Incentive-Aware Dynamic Resource Allocation under Long-Term Cost Constraints
Abstract
Motivated by applications such as cloud platforms allocating GPUs to users or governments deploying mobile health units across competing regions, we study the dynamic allocation of a reusable resource to strategic agents with private valuations. Our objective is to simultaneously (i) maximize social welfare, (ii) satisfy multi-dimensional long-term cost constraints, and (iii) incentivize truthful reporting. We begin by numerically evaluating primal-dual methods widely used in constrained online optimization and find them to be highly fragile in strategic settings -- agents can easily manipulate their reports to distort future dual updates for future gain.
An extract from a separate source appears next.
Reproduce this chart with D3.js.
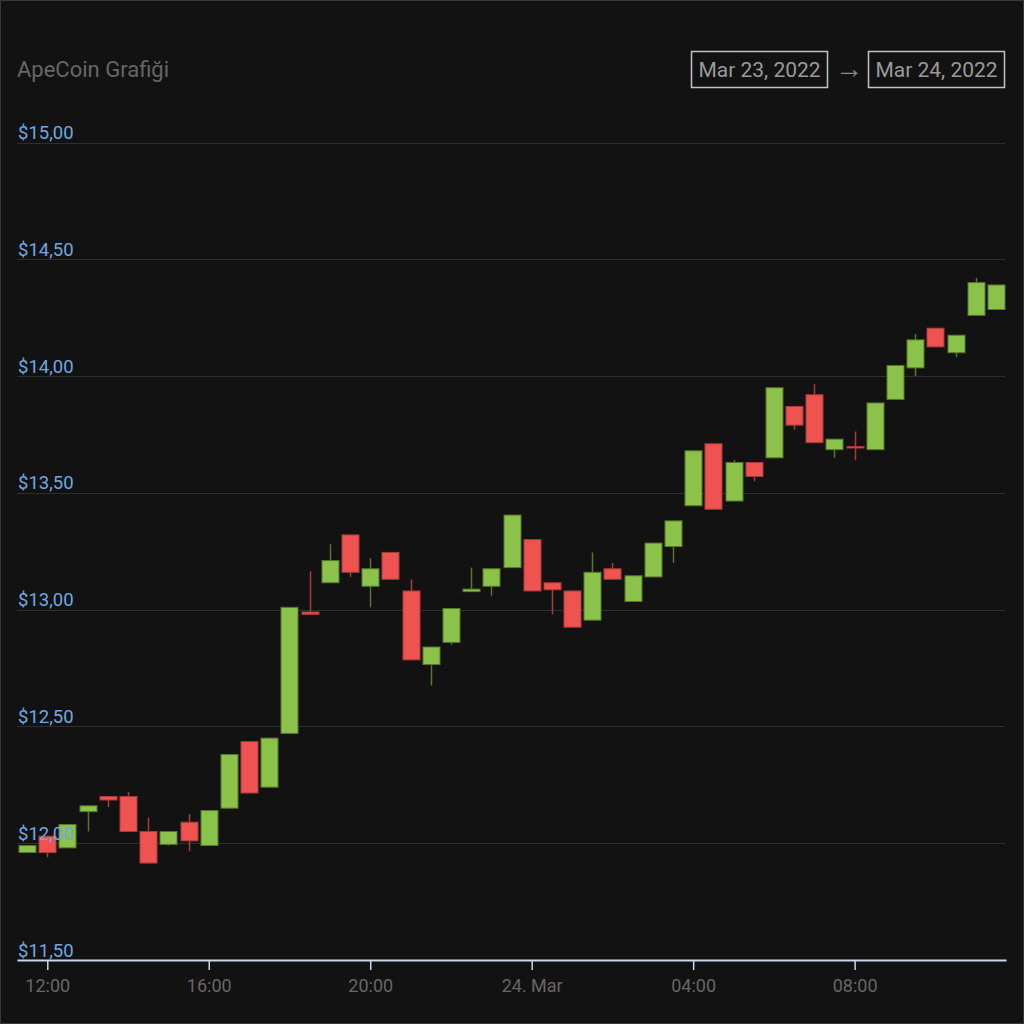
<!DOCTYPE html>
<html><head><meta charset="utf-8">
<script src="https://cdn.jsdelivr.net/npm/d3@7"></script>
<style>
html,body{margin:0;padding:0;background:#121212;}
svg{display:block;font-family:Roboto,"Noto Sans",sans-serif;}
</style></head>
<body>
<svg id="chart" width="1024" height="1024"></svg>
<script>
const title = "ApeCoin Grafiği";
const rangeFrom = "Mar 23, 2022";
const rangeTo = "Mar 24, 2022";

const times = [
 "2022-03-23T11:30","2022-03-23T12:00","2022-03-23T12:30","2022-03-23T13:00","2022-03-23T13:30",
 "2022-03-23T14:00","2022-03-23T14:30","2022-03-23T15:00","2022-03-23T15:30","2022-03-23T16:00",
 "2022-03-23T16:30","2022-03-23T17:00","2022-03-23T17:30","2022-03-23T18:00","2022-03-23T18:30",
 "2022-03-23T19:00","2022-03-23T19:30","2022-03-23T20:00","2022-03-23T20:30","2022-03-23T21:00",
 "2022-03-23T21:30","2022-03-23T22:00","2022-03-23T22:30","2022-03-23T23:00","2022-03-23T23:30",
 "2022-03-24T00:00","2022-03-24T00:30","2022-03-24T01:00","2022-03-24T01:30","2022-03-24T02:00",
 "2022-03-24T02:30","2022-03-24T03:00","2022-03-24T03:30","2022-03-24T04:00","2022-03-24T04:30",
 "2022-03-24T05:00","2022-03-24T05:30","2022-03-24T06:00","2022-03-24T06:30","2022-03-24T07:00",
 "2022-03-24T07:30","2022-03-24T08:00","2022-03-24T08:30","2022-03-24T09:00","2022-03-24T09:30",
 "2022-03-24T10:00","2022-03-24T10:30","2022-03-24T11:00","2022-03-24T11:30"
];
const open = [11.96,12.03,11.98,12.135,12.20,12.20,12.05,11.995,12.09,11.99,
 12.15,12.435,12.24,12.47,12.99,13.115,13.32,13.10,13.245,13.08,
 12.765,12.86,13.077,13.10,13.18,13.30,13.115,13.08,12.955,13.175,
 13.035,13.14,13.27,13.445,13.71,13.465,13.63,13.65,13.87,13.92,
 13.685,13.698,13.685,13.90,14.035,14.205,14.10,14.26,14.285];
const high = [11.99,12.03,12.08,12.16,12.20,12.22,12.11,12.05,12.125,12.14,
 12.38,12.435,12.45,13.01,13.165,13.28,13.32,13.22,13.245,13.13,
 12.84,13.005,13.18,13.175,13.405,13.30,13.115,13.08,13.245,13.20,
 13.145,13.285,13.38,13.68,13.71,13.64,13.63,13.95,13.87,13.965,
 13.73,13.763,13.885,14.045,14.18,14.205,14.175,14.42,14.39];
const low = [11.96,11.94,11.98,12.05,12.155,12.05,11.915,11.99,11.965,11.99,
 12.15,12.215,12.24,12.47,12.98,13.115,13.14,13.01,13.13,12.785,
 12.675,12.85,13.077,13.06,13.18,13.08,12.98,12.925,12.955,13.13,
 13.035,13.14,13.20,13.445,13.43,13.465,13.55,13.65,13.77,13.715,
 13.65,13.64,13.685,13.90,14.00,14.125,14.08,14.26,14.285];
const close = [11.99,11.96,12.08,12.16,12.185,12.05,11.915,12.05,12.01,12.14,
 12.38,12.215,12.45,13.01,12.98,13.21,13.16,13.175,13.13,12.785,
 12.84,13.005,13.088,13.175,13.405,13.08,13.085,12.925,13.16,13.13,
 13.145,13.285,13.38,13.68,13.43,13.63,13.57,13.95,13.79,13.715,
 13.73,13.692,13.885,14.045,14.155,14.125,14.175,14.40,14.39];

const yTicks = [11.5,12,12.5,13,13.5,14,14.5,15];
const xTickTimes = ["2022-03-23T12:00","2022-03-23T16:00","2022-03-23T20:00","2022-03-24T00:00","2022-03-24T04:00","2022-03-24T08:00"];
const xTickLabels = ["12:00","16:00","20:00","24. Mar","04:00","08:00"];
const xDomain = ["2022-03-23T11:15","2022-03-24T11:45"];

const parse = d3.timeParse("%Y-%m-%dT%H:%M");
const data = times.map((t,i)=>({t:parse(t),o:open[i],h:high[i],l:low[i],c:close[i]}));

const svg = d3.select("#chart");
svg.append("rect").attr("x",0.5).attr("y",0.5).attr("width",1023).attr("height",1023)
  .attr("fill","#121212").attr("stroke","#3a3a3a");

const plotL = 17, plotR = 1006, plotT = 142.5, plotB = 960;
const x = d3.scaleTime().domain(xDomain.map(parse)).range([plotL,plotR]);
const y = d3.scaleLinear().domain([11.5,15]).range([plotB,plotT]);

// title
svg.append("text").attr("x",17).attr("y",77).attr("fill","#666")
  .attr("font-size",22).text(title);

// range selector boxes
const boxes = [{x:691.5,text:rangeFrom},{x:868.5,text:rangeTo}];
boxes.forEach(b=>{
  svg.append("rect").attr("x",b.x).attr("y",51.5).attr("width",136).attr("height",36)
    .attr("fill","none").attr("stroke","#c4c4c4").attr("stroke-width",1.5);
  svg.append("text").attr("x",b.x+68).attr("y",77).attr("text-anchor","middle")
    .attr("fill","#9a9a9a").attr("font-size",21).text(b.text);
});
svg.append("text").attr("x",849).attr("y",78).attr("text-anchor","middle")
  .attr("fill","#8a8a8a").attr("font-size",28).text("→");

// grid
const grid = svg.append("g");
grid.selectAll("line").data(yTicks.filter(v=>v>11.5)).join("line")
  .attr("x1",plotL).attr("x2",plotR-1)
  .attr("y1",d=>Math.round(y(d))+0.5).attr("y2",d=>Math.round(y(d))+0.5)
  .attr("stroke","#2e2e2e").attr("stroke-width",1);

// x axis
const xAxis = d3.axisBottom(x)
  .tickValues(xTickTimes.map(parse))
  .tickFormat((d,i)=>xTickLabels[i])
  .tickSize(10).tickSizeOuter(0);
const gx = svg.append("g").attr("transform",`translate(0,${plotB})`).call(xAxis);
gx.select(".domain").attr("stroke","#ccd6eb").attr("stroke-width",2);
gx.selectAll(".tick line").attr("stroke","#ccd6eb").attr("stroke-width",1.5);
gx.selectAll(".tick text").attr("fill","#666").attr("font-size",18)
  .attr("font-family","Roboto,sans-serif").attr("dy","0.55em").attr("y",22);

// candles
const green = "#8bc34a", greenDark = "#57772a", red = "#ef5350", redDark = "#a63c3a";
const bw = 17;
const g = svg.append("g");
const cand = g.selectAll("g").data(data).join("g");
cand.append("line")
  .attr("x1",d=>Math.round(x(d.t))+0.5).attr("x2",d=>Math.round(x(d.t))+0.5)
  .attr("y1",d=>y(d.h)).attr("y2",d=>y(d.l))
  .attr("stroke",d=>d.c>=d.o?greenDark:redDark).attr("stroke-width",1.5);
cand.append("rect")
  .attr("x",d=>Math.round(x(d.t))-8)
  .attr("y",d=>y(Math.max(d.o,d.c)))
  .attr("width",bw)
  .attr("height",d=>Math.max(0.5,Math.abs(y(d.o)-y(d.c))))
  .attr("fill",d=>d.c>=d.o?green:red)
  .attr("stroke",d=>d.c>=d.o?greenDark:redDark)
  .attr("stroke-width",1);

// y labels (above series)
const fmt = v => "$" + v.toFixed(2).replace(".",",");
svg.append("g").selectAll("text").data(yTicks).join("text")
  .attr("x",18).attr("y",d=>y(d)-3.5)
  .attr("fill","#6fa8e0").attr("font-size",18.5)
  .text(fmt);
</script>
</body></html>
To address this vulnerability, we develop an incentive-aware framework that makes primal-dual methods robust to strategic behavior. Our design combines epoch-based lazy updates -- where dual variables remain fixed within each epoch -- with randomized exploration rounds that extract approximately truthful signals for learning. Leveraging carefully designed online learning subroutines that can be of independent interest for dual updates, our mechanism achieves $\tilde{\mathcal{O}}(\sqrt{T})$ social welfare regret, satisfies all cost constraints, and ensures incentive alignment. This matches the performance of non-strategic allocation approaches while being robust to strategic agents.